Figure 4: UK Average hourly earnings in private sector (2015=100) deflated by CPI, on log scale. Source: MEI via FRED, OECD, and author’s calculations. Light green shading denotes 2015M01-2015M12. Red dashed line at June 2010 (Osborne budget speech).

By the end of 2015, real wages were down 1% relative to the announcement of specific austerity measures in June 2010,

Bottom line: Instead of endlessly quoting numbers (for e.g., year through September), look at the darned numbers themselves. You can find almost anything you need in one of the sources listed in this blogpost, “Data Source Compendium [Updated]”.

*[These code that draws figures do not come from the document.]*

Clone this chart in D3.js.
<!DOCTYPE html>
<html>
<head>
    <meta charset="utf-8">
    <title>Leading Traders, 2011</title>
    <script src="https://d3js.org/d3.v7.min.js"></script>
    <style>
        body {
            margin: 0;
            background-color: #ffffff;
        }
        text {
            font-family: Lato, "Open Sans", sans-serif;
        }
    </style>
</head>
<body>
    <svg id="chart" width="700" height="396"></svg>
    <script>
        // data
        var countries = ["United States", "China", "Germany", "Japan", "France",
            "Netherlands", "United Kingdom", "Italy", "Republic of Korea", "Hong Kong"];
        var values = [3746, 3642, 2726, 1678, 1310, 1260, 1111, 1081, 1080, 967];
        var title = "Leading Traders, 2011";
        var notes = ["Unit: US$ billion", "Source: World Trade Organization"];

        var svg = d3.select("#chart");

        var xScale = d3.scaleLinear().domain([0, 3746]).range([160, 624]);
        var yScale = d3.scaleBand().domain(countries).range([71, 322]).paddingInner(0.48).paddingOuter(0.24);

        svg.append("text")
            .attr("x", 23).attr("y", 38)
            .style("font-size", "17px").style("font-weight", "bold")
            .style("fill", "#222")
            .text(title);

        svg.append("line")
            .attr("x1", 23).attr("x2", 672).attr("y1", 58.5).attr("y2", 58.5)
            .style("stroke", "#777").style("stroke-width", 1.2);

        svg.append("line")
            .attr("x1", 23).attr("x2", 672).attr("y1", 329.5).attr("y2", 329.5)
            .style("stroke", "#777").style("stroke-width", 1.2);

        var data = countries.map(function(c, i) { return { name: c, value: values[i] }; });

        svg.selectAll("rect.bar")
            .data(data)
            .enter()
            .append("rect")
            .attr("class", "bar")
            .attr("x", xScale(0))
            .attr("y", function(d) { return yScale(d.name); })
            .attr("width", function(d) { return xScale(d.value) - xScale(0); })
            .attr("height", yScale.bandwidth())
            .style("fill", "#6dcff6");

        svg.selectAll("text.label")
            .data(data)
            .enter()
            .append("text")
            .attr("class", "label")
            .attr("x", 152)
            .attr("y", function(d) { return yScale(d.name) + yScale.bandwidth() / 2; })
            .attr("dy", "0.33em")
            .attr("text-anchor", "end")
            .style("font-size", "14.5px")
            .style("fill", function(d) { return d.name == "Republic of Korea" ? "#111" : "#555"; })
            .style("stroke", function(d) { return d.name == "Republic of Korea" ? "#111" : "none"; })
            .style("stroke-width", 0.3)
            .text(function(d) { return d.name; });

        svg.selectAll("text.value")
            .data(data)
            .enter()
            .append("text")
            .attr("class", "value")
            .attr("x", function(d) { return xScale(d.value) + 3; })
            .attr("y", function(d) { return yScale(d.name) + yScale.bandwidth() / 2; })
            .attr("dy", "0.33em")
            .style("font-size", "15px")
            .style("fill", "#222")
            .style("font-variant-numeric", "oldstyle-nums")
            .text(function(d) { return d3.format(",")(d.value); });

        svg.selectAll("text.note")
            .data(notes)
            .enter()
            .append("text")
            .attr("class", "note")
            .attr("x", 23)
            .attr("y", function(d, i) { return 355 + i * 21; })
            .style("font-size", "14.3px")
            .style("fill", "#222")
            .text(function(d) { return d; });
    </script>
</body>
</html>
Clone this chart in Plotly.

Also, for median wages, earnings, etc., that JohnH could not find before, see this post.

Addendum, 6:34PM Pacific:

JohnH writes:

Interesting that the UK’s own Office of National Statistics is not listed among the reliable statistical sources. Where do these other sources get their data from, if not ONS? (I relied on ONS data for the most part.)

Yet I have remarked in the past on discrepancies between FRED data on the UK and the UK’s own ONS. Perhaps it’s exchange rate related?

But in the legend to Figures 1 and 2, ONS is explicitly cited. But I have retrieved the ONS series from https://www.ons.gov.uk/economy/inflationandpriceindices/datasets/consumerpriceindices

and used series D7TB in the spreadsheet, described as: “CPI INDEX 00: ALL ITEMS 2015=100”. I plot this series compared to the series listed as HICP in Figure 1. This procedure yields the following figure.

Figure 5: UK CPI all items from ONS (teal squares), HICP (tan), on log scale. Source: ONS, Eurostat via FRED. Light green shading denotes 2015M01-2015M12.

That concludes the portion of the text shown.